_Objective_
Will you write out the data exactly, excluding every picture?

_Collected material_
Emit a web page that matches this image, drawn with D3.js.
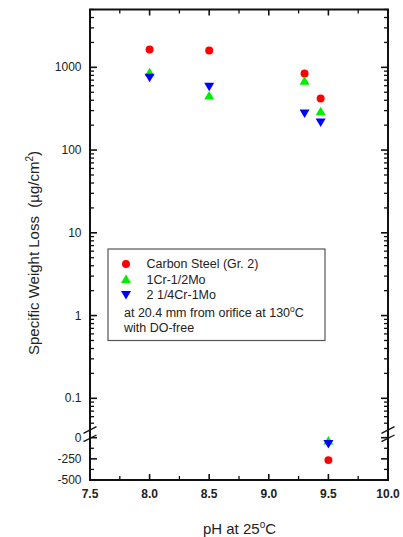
<!DOCTYPE html>
<html><head><meta charset="utf-8">
<script src="https://cdn.jsdelivr.net/npm/d3@7"></script>
<style>body{margin:0;background:#fff}svg{display:block}text{font-family:"Liberation Sans",Arial,sans-serif;fill:#222}</style>
</head><body>
<svg id="c" width="403" height="537"></svg>
<script>
// Data
const seriesNames = ["Carbon Steel (Gr. 2)", "1Cr-1/2Mo", "2 1/4Cr-1Mo"];
const carbonPH = [8.0, 8.5, 9.3, 9.435, 9.5];
const carbonVal = [1640, 1600, 840, 420, -265];
const crMoPH = [8.0, 8.5, 9.3, 9.435, 9.5];
const crMoVal = [860, 450, 680, 290, -38];
const cr2MoPH = [8.0, 8.5, 9.3, 9.435, 9.5];
const cr2MoVal = [760, 590, 280, 218, -70];
const xTicks = [7.5, 8.0, 8.5, 9.0, 9.5, 10.0];
const xMinor = [7.75, 8.25, 8.75, 9.25, 9.75];
const logMajor = [0.1, 1, 10, 100, 1000];
const linMajor = [0, -250, -500];
const linMinor = [-125, -375];

const svg = d3.select("#c");
const L = 90, R = 388, T = 9.5, B = 480;
const x = d3.scaleLinear().domain([7.5, 10]).range([L, R]);
const yLog = d3.scaleLog().domain([0.045, 5000]).range([427, T]);
const yLin = d3.scaleLinear().domain([-500, 0]).range([B, 437.7]);
const y = v => v > 0 ? yLog(v) : yLin(v);

const g = svg.append("g");
// frame
g.append("rect").attr("x", L).attr("y", T).attr("width", R - L).attr("height", B - T)
  .attr("fill", "none").attr("stroke", "#111").attr("stroke-width", 2);

// log minor ticks
const logMinor = [];
for (let e = -2; e <= 3; e++) for (let m = 2; m <= 9; m++) {
  const v = m * Math.pow(10, e);
  if (v >= 0.05 && v <= 5000) logMinor.push(v);
}
const tk = (x1, y1, x2, y2, w) => g.append("line").attr("x1", x1).attr("y1", y1).attr("x2", x2).attr("y2", y2)
  .attr("stroke", "#111").attr("stroke-width", w || 1.3);

logMajor.forEach(v => { tk(L, yLog(v), L + 7, yLog(v), 1.6); tk(R, yLog(v), R - 7, yLog(v), 1.6); });
logMinor.forEach(v => { tk(L, yLog(v), L + 4, yLog(v)); tk(R, yLog(v), R - 4, yLog(v)); });
linMajor.forEach(v => { tk(L, yLin(v), L + 7, yLin(v), 1.6); tk(R, yLin(v), R - 7, yLin(v), 1.6); });
linMinor.forEach(v => { tk(L, yLin(v), L + 4, yLin(v)); tk(R, yLin(v), R - 4, yLin(v)); });
xTicks.forEach(v => { tk(x(v), B, x(v), B - 6, 1.6); tk(x(v), T, x(v), T + 6, 1.6); });
xMinor.forEach(v => { tk(x(v), B, x(v), B - 4); tk(x(v), T, x(v), T + 4); });

// break marks
[L, R].forEach(cx => {
  [430, 438.3].forEach(cy => {
    g.append("line").attr("x1", cx - 6.5).attr("y1", cy + 3.3).attr("x2", cx + 6.5).attr("y2", cy - 3.3)
      .attr("stroke", "#111").attr("stroke-width", 1.3);
  });
});

// y labels
logMajor.forEach(v => g.append("text").attr("x", L - 8.5).attr("y", yLog(v) + 4).attr("text-anchor", "end")
  .attr("font-size", 12).text(String(v)));
linMajor.forEach(v => g.append("text").attr("x", L - 8.5).attr("y", yLin(v) + 4).attr("text-anchor", "end")
  .attr("font-size", 12).text(v));
// x labels
xTicks.forEach(v => g.append("text").attr("x", x(v)).attr("y", 498).attr("text-anchor", "middle")
  .attr("font-size", 12).attr("font-weight", "bold").text(v.toFixed(1)));

// axis titles
const xt = g.append("text").attr("x", 239.5).attr("y", 534).attr("text-anchor", "middle").attr("font-size", 15);
xt.append("tspan").text("pH at 25");
xt.append("tspan").attr("font-size", 10).attr("dy", -6).text("o");
xt.append("tspan").attr("dy", 6).text("C");

const yt = g.append("text").attr("transform", "translate(38.5,253) rotate(-90)").attr("text-anchor", "middle")
  .attr("font-size", 15).attr("xml:space", "preserve").style("white-space", "pre");
yt.append("tspan").text("Specific Weight Loss\u00a0\u00a0(µg/cm");
yt.append("tspan").attr("font-size", 10).attr("dy", -6).text("2");
yt.append("tspan").attr("dy", 6).text(")");

// markers
const colors = ["#ff0000", "#00ee00", "#0000ff"];
const circle = d3.symbol().type(d3.symbolCircle).size(50);
const triUp = "M0,-5L5,3.5L-5,3.5Z";
const triDown = "M0,5L5,-3.5L-5,-3.5Z";
const shapes = [circle(), triUp, triDown];
const series = [[carbonPH, carbonVal], [crMoPH, crMoVal], [cr2MoPH, cr2MoVal]];
series.forEach((s, i) => {
  g.append("g").selectAll("path").data(s[0].map((p, j) => [p, s[1][j]])).join("path")
    .attr("transform", d => `translate(${x(d[0])},${y(d[1])})`)
    .attr("d", shapes[i]).attr("fill", colors[i]);
});

// legend
g.append("rect").attr("x", 108).attr("y", 249).attr("width", 217).attr("height", 91.5)
  .attr("fill", "#fff").attr("stroke", "#555").attr("stroke-width", 1.2);
const rows = [264, 279.5, 294.5];
seriesNames.forEach((n, i) => {
  g.append("path").attr("transform", `translate(126,${rows[i]})`).attr("d", shapes[i]).attr("fill", colors[i]);
  g.append("text").attr("x", 146.5).attr("y", rows[i] + 4.2).attr("font-size", 12.5).text(n);
});
const n1 = g.append("text").attr("x", 124).attr("y", 316.8).attr("font-size", 12.5);
n1.append("tspan").text("at 20.4 mm from orifice at 130");
n1.append("tspan").attr("font-size", 8.5).attr("dy", -5).text("o");
n1.append("tspan").attr("dy", 5).text("C");
g.append("text").attr("x", 124).attr("y", 332.3).attr("font-size", 12.5).text("with DO-free");
</script>
</body></html>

_Task result_
Emit a web page that matches this image, drawn with D3.js.
<!DOCTYPE html>
<html><head><meta charset="utf-8">
<script src="https://cdn.jsdelivr.net/npm/d3@7"></script>
<style>body{margin:0;background:#fff}svg{display:block}text{font-family:"Liberation Sans",Arial,sans-serif;fill:#222}</style>
</head><body>
<svg id="c" width="403" height="537"></svg>
<script>
// Data
const seriesNames = ["Carbon Steel (Gr. 2)", "1Cr-1/2Mo", "2 1/4Cr-1Mo"];
const carbonPH = [8.0, 8.5, 9.3, 9.435, 9.5];
const carbonVal = [1640, 1600, 840, 420, -265];
const crMoPH = [8.0, 8.5, 9.3, 9.435, 9.5];
const crMoVal = [860, 450, 680, 290, -38];
const cr2MoPH = [8.0, 8.5, 9.3, 9.435, 9.5];
const cr2MoVal = [760, 590, 280, 218, -70];
const xTicks = [7.5, 8.0, 8.5, 9.0, 9.5, 10.0];
const xMinor = [7.75, 8.25, 8.75, 9.25, 9.75];
const logMajor = [0.1, 1, 10, 100, 1000];
const linMajor = [0, -250, -500];
const linMinor = [-125, -375];

const svg = d3.select("#c");
const L = 90, R = 388, T = 9.5, B = 480;
const x = d3.scaleLinear().domain([7.5, 10]).range([L, R]);
const yLog = d3.scaleLog().domain([0.045, 5000]).range([427, T]);
const yLin = d3.scaleLinear().domain([-500, 0]).range([B, 437.7]);
const y = v => v > 0 ? yLog(v) : yLin(v);

const g = svg.append("g");
// frame
g.append("rect").attr("x", L).attr("y", T).attr("width", R - L).attr("height", B - T)
  .attr("fill", "none").attr("stroke", "#111").attr("stroke-width", 2);

// log minor ticks
const logMinor = [];
for (let e = -2; e <= 3; e++) for (let m = 2; m <= 9; m++) {
  const v = m * Math.pow(10, e);
  if (v >= 0.05 && v <= 5000) logMinor.push(v);
}
const tk = (x1, y1, x2, y2, w) => g.append("line").attr("x1", x1).attr("y1", y1).attr("x2", x2).attr("y2", y2)
  .attr("stroke", "#111").attr("stroke-width", w || 1.3);

logMajor.forEach(v => { tk(L, yLog(v), L + 7, yLog(v), 1.6); tk(R, yLog(v), R - 7, yLog(v), 1.6); });
logMinor.forEach(v => { tk(L, yLog(v), L + 4, yLog(v)); tk(R, yLog(v), R - 4, yLog(v)); });
linMajor.forEach(v => { tk(L, yLin(v), L + 7, yLin(v), 1.6); tk(R, yLin(v), R - 7, yLin(v), 1.6); });
linMinor.forEach(v => { tk(L, yLin(v), L + 4, yLin(v)); tk(R, yLin(v), R - 4, yLin(v)); });
xTicks.forEach(v => { tk(x(v), B, x(v), B - 6, 1.6); tk(x(v), T, x(v), T + 6, 1.6); });
xMinor.forEach(v => { tk(x(v), B, x(v), B - 4); tk(x(v), T, x(v), T + 4); });

// break marks
[L, R].forEach(cx => {
  [430, 438.3].forEach(cy => {
    g.append("line").attr("x1", cx - 6.5).attr("y1", cy + 3.3).attr("x2", cx + 6.5).attr("y2", cy - 3.3)
      .attr("stroke", "#111").attr("stroke-width", 1.3);
  });
});

// y labels
logMajor.forEach(v => g.append("text").attr("x", L - 8.5).attr("y", yLog(v) + 4).attr("text-anchor", "end")
  .attr("font-size", 12).text(String(v)));
linMajor.forEach(v => g.append("text").attr("x", L - 8.5).attr("y", yLin(v) + 4).attr("text-anchor", "end")
  .attr("font-size", 12).text(v));
// x labels
xTicks.forEach(v => g.append("text").attr("x", x(v)).attr("y", 498).attr("text-anchor", "middle")
  .attr("font-size", 12).attr("font-weight", "bold").text(v.toFixed(1)));

// axis titles
const xt = g.append("text").attr("x", 239.5).attr("y", 534).attr("text-anchor", "middle").attr("font-size", 15);
xt.append("tspan").text("pH at 25");
xt.append("tspan").attr("font-size", 10).attr("dy", -6).text("o");
xt.append("tspan").attr("dy", 6).text("C");

const yt = g.append("text").attr("transform", "translate(38.5,253) rotate(-90)").attr("text-anchor", "middle")
  .attr("font-size", 15).attr("xml:space", "preserve").style("white-space", "pre");
yt.append("tspan").text("Specific Weight Loss\u00a0\u00a0(µg/cm");
yt.append("tspan").attr("font-size", 10).attr("dy", -6).text("2");
yt.append("tspan").attr("dy", 6).text(")");

// markers
const colors = ["#ff0000", "#00ee00", "#0000ff"];
const circle = d3.symbol().type(d3.symbolCircle).size(50);
const triUp = "M0,-5L5,3.5L-5,3.5Z";
const triDown = "M0,5L5,-3.5L-5,-3.5Z";
const shapes = [circle(), triUp, triDown];
const series = [[carbonPH, carbonVal], [crMoPH, crMoVal], [cr2MoPH, cr2MoVal]];
series.forEach((s, i) => {
  g.append("g").selectAll("path").data(s[0].map((p, j) => [p, s[1][j]])).join("path")
    .attr("transform", d => `translate(${x(d[0])},${y(d[1])})`)
    .attr("d", shapes[i]).attr("fill", colors[i]);
});

// legend
g.append("rect").attr("x", 108).attr("y", 249).attr("width", 217).attr("height", 91.5)
  .attr("fill", "#fff").attr("stroke", "#555").attr("stroke-width", 1.2);
const rows = [264, 279.5, 294.5];
seriesNames.forEach((n, i) => {
  g.append("path").attr("transform", `translate(126,${rows[i]})`).attr("d", shapes[i]).attr("fill", colors[i]);
  g.append("text").attr("x", 146.5).attr("y", rows[i] + 4.2).attr("font-size", 12.5).text(n);
});
const n1 = g.append("text").attr("x", 124).attr("y", 316.8).attr("font-size", 12.5);
n1.append("tspan").text("at 20.4 mm from orifice at 130");
n1.append("tspan").attr("font-size", 8.5).attr("dy", -5).text("o");
n1.append("tspan").attr("dy", 5).text("C");
g.append("text").attr("x", 124).attr("y", 332.3).attr("font-size", 12.5).text("with DO-free");
</script>
</body></html>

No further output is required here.